The outer end 23 of the tube 66 had a diameter of maximum 0.087 inches; the outer cylindrical surface 96 had a diameter of maximum 0.150 inches; and section 82 of the rod 68 had an outer diameter of 0.090 inches.
It is believed that the construction and operation of the invention will now be apparent to those skilled in the art. It will also be apparent that many variations and modifications may be made in this invention without departing from its spirit and scope. Accordingly, the foregoing description is to be construed as illustrative, rather than limiting.
What is claimed is:
1. A cosmetic applicator device comprising: a reservoir body open at one end; a closure supported in the open end and including a flexible wall arranged transversely of said body open end, said wall defining an aperture therein permitting access into said body; and brush means insertable through said aperture into said body, said brush means comprising an elongated assembly having a brush at one end thereof, said assembly having a fixed elongated outer surface with a portion of reduced diameter therein arranged to fit snugly within said aperture with a liquid-tight fit and constituting a zone of minimum stress for said wall to maintain said wall in a sealing but generally unflexed condition when said assembly is housed in said body.
2. A device as defined in claim 1, wherein a plug is mounted in said open end of said body for support of said closure, said plug having an end portion normally abutting said flexible wall of said closure, and said end portion of said plug abutting said flexible wall forming a backing against which said flexible wall is pressed in removal of said assembly from said body to establish by said flexible wall a wiper movable over said assembly and said brush.

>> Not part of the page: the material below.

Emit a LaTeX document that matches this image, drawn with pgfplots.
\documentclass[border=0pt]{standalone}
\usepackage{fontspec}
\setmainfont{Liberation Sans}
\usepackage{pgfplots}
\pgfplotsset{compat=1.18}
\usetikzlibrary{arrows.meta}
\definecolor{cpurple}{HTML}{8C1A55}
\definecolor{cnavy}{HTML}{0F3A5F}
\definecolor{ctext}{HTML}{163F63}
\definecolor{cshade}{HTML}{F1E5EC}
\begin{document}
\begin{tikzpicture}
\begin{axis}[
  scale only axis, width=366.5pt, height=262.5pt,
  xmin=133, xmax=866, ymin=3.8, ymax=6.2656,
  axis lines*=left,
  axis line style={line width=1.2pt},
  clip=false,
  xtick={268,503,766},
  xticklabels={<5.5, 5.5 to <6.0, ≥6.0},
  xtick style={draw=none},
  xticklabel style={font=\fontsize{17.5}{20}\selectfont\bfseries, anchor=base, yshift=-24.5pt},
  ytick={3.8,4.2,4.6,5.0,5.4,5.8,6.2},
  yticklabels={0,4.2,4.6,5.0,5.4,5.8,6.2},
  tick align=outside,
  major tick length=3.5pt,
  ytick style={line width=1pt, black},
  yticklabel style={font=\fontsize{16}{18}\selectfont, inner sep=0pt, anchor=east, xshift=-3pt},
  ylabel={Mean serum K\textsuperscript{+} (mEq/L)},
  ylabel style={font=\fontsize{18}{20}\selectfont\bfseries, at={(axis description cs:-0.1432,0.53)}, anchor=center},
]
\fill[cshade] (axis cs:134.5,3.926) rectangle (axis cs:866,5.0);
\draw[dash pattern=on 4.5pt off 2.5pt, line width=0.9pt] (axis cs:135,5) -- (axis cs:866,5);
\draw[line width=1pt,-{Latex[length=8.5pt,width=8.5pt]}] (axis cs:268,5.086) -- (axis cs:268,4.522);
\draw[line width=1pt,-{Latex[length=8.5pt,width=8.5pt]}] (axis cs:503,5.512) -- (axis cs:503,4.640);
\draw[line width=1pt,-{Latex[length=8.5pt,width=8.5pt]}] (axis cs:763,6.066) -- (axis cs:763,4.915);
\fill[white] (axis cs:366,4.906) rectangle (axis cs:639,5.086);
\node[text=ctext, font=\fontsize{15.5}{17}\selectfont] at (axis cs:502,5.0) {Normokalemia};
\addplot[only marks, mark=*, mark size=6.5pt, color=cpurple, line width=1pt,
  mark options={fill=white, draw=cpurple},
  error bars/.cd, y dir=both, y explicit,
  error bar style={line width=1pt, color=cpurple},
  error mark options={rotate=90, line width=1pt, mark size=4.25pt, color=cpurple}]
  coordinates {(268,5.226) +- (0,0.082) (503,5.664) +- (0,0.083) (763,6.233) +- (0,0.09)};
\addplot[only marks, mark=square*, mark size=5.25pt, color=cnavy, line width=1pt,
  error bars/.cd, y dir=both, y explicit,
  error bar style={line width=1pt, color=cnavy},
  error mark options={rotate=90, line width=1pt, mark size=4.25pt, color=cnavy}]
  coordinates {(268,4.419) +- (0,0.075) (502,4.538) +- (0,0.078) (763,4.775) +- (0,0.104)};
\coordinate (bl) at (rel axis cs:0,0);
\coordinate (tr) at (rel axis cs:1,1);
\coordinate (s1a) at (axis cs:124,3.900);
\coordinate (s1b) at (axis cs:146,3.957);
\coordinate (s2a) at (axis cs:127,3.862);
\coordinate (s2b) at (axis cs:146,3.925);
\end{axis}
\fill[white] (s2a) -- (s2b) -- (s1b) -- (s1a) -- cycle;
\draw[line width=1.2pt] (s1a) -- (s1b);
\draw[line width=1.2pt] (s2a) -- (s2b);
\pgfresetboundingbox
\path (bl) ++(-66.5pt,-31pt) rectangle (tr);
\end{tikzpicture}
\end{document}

3. A device as defined in claim 2, wherein said closure is generally cup-shaped in form and includes an annular wall mounted on said end portion of said plug and retained against the inner peripheral wall of said reservoir body.
4. A device as defined in claim 2, wherein said plug includes a tapered bore communicating with said aperture, and wherein said plug is threaded for mounting of a detachable cap in connection therewith, said cap supporting said assembly at the other end thereof.
5. A device as defined in claim 3, wherein said end portion of said plug includes a peripheral rim frictionally engaging said annular wall of said closure and locking the latter against said peripheral wall of said body with a liquid-tight fit.
6. A device as defined in claim 1, wherein said assembly comprises an outer tubular portion and an inner rod-shaped portion including an outer end received in said tubular portion, and wherein said portion of reduced diameter is defined in said rod-shaped portion directly adjacent said tubular portion.
7. A device as defined in claim 6, wherein said outer end of said rod-shaped portion includes a plurality of sharp-edged ribs anchored in the inner peripheral surface of said tubular portion to secure said outer end against inadvertent removal from said tubular portion.
8. A device as defined in claim 6, wherein said tubular portion includes an outer cylindrical surface and a tapered inner end joining said cylindrical surface and said portion of reduced diameter.
9. A device as defined in claim 8, wherein said tubular portion includes a tapered outer end terminating in a ferrule for fixing said brush in said tubular portion.